As one can see, these techniques are rich in scope and provide practically
endless creative possibilities.
Animated cinema has another advantage over live footage: its TIMELESSNESS.
Mickey Mouse is as fresh in 1995 as it was in 1928, the date of its first
appearance. As a general rule, an animated film does not date over the
years, and its emotional potential remains intact despite the passing
time.
To say that production of an animated film remains costly is to pose a
false problem. Everything which can be imagined in terms of cinematic
creativity is possible using animation. Let's imagine, for example, a
scene which takes place against an imposing background whose different
elements are several kilometers high, and where more or less human characters
fly through the air, leaving a trail of multi-coloured stars in their
wake with each of their movements. In live footage, such a result could
be obtained at a cost of millions of dollars and using advanced special
effects. With cartoons, all that is needed is some paper, some ink and
some paint. What is more, we can be sure that the leading actor will never
break his leg during the shooting of a perilous scene... Producers should
consider this sort of solution more often.
International coproductions must also be encouraged, since they enable
artists from different countries to exchange their techniques and cultures
for the greater benefit of cinematic creativity. I am happy to note today
that events like the SICAF can promote this sort of initiative.

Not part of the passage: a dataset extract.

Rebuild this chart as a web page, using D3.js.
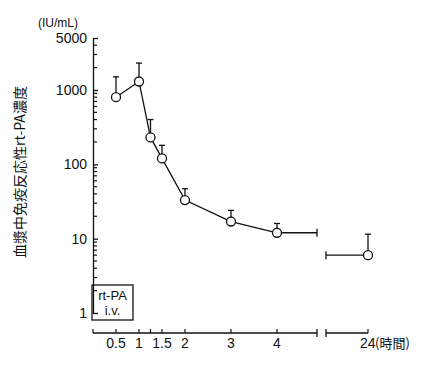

Thank you for your attention. I remain entirely at your disposal if there
are any questions you would like to ask about this presentation, which
it has been my pleasure to deliver.
Note: Three short films by J-L Bompoint will be projected during this
presentation:
- "Histoire d'un clown". 5' 45" - (1984) - Magic Films
Productions.
- "Bleu, Blanc, Rouge". 2' 30" - (1989) - Lobster Film.
- "Correspondance". 4' 30" - (1990) - Exposure.